Do not put the Weider's up for standing up against their athletes using drugs. The Weider's stood up against their bodybuilders using drugs other than theirs and promoting them.
That was kind of his point - everyobody used, the only guys who would get banned would be ones who pissed off the franchise owners. I wish I could remember who it was. And yeah, it was what I wanted to illustrate - the McMahons will, no doubt, let a few guys go to the wall, and will protect their big-money guys.

posted by rodgerd at 01:28 AM on September 02

When Randy Orton, Edge, Batista, Booker T, Umaga, and Mr. Kennedy are among those being suspended, who are the "big money guys" you see being protected? These are all main-eventers, and I'd definitely call them "big money guys."

posted by The_Black_Hand at 08:19 AM on September 02

All of this is just the sorry ass state of sport in America today.EVERY one of the big 4 has or just recently has been humiliated or held up for ridicule. Wrestling is just going with the flow.Of course, when you compare the physiques of today's star pro wrestlers with those of the 50s & 60s it tends to be illustrative..ya think?

posted by sickleguy at 08:42 AM on September 02

When Randy Orton, Edge, Batista, Booker T, Umaga, and Mr. Kennedy are among those being suspended, who are the "big money guys" you see being protected? Yea, there's not many left, though John Cena, The Undertaker, and HHH come to mind- the later of whom I'd be absolutely shocked if he hadn't use steroids in the past.
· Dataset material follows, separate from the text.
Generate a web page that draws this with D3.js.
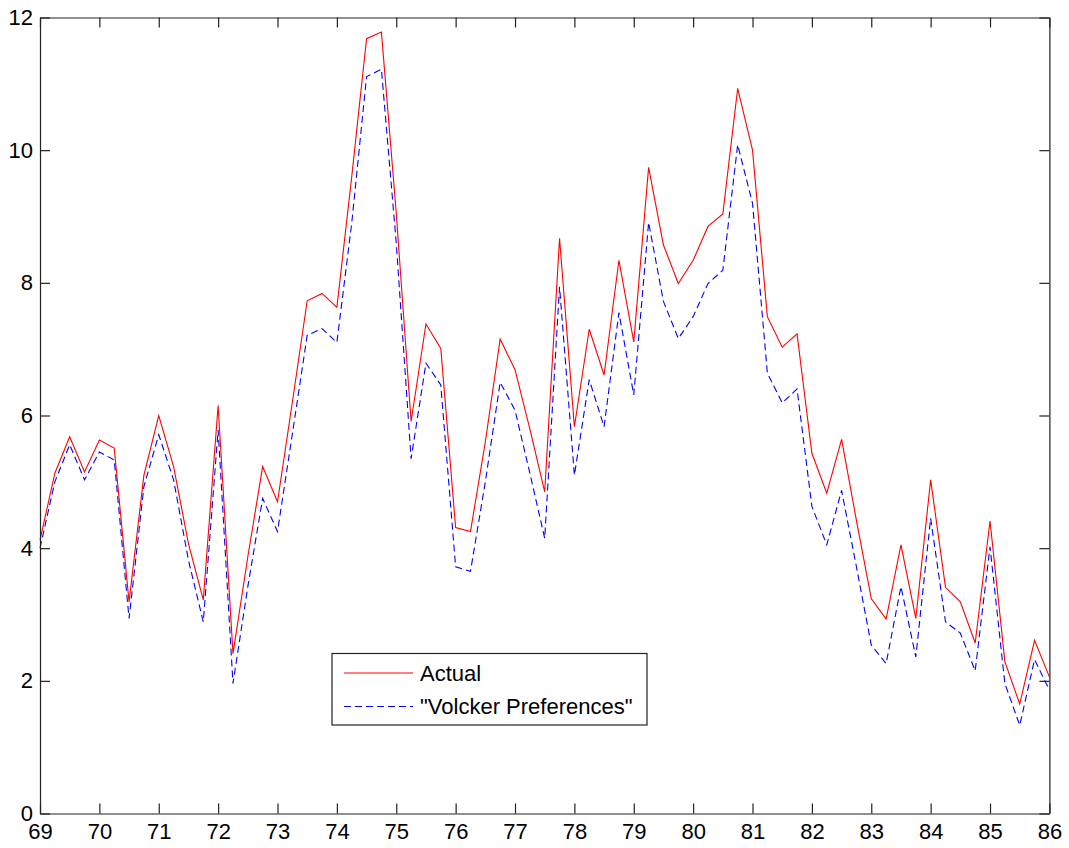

I wouldn't lament Orton getting suspended. He has zero personality. Of course, when you compare the physiques of today's star pro wrestlers with those of the 50s & 60s it tends to be illustrative..ya think? You can get massive muscles without steroids. The difference is McMahan has placed a huge emphasis on ripped physiques- steroids or no- which wasn't there before.

posted by jmd82 at 10:51 AM on September 02

I don't think the steroid use in the WWE is purely based on building a bigger wrestler. These guys are on the road 300 days year, wrestling in house shows in between weekly TV tapings and participating in live events. I think the harsh scheduling is a major contributor to the seemingly wide spread steroid abuse. Pain killer abuse is also rampant in the WWE and I believe the way the WWE is run what causes the abuse. I wonder if steroids are as prevalent in the number two promotion in the States, TNA. TNA runs shows out of one area, tape just once a week with no house shows in between and only travel once a month for one weekend to do a pay-per-view. Several wrestlers who have left the WWE for TNA say they promote a much "healthier" work enviornment, and are very accommodating when it comes to time off. TNA also puts out a better product because thier talent suffers so much less wear and tear. Hopefull WWE can take a look at thier main rival and change the nature of thier business.

posted by HATER 187 at 11:09 AM on September 02

Good points about TNA, HATER. It probably also helps that Jeff Jarrett, a former wcw/wwf wrestler, founded the company along with his dad.

posted by jmd82 at 03:17 PM on September 02

Vince McMahon presides over a death factory. It's ridiculous. The juggernaut is out of control.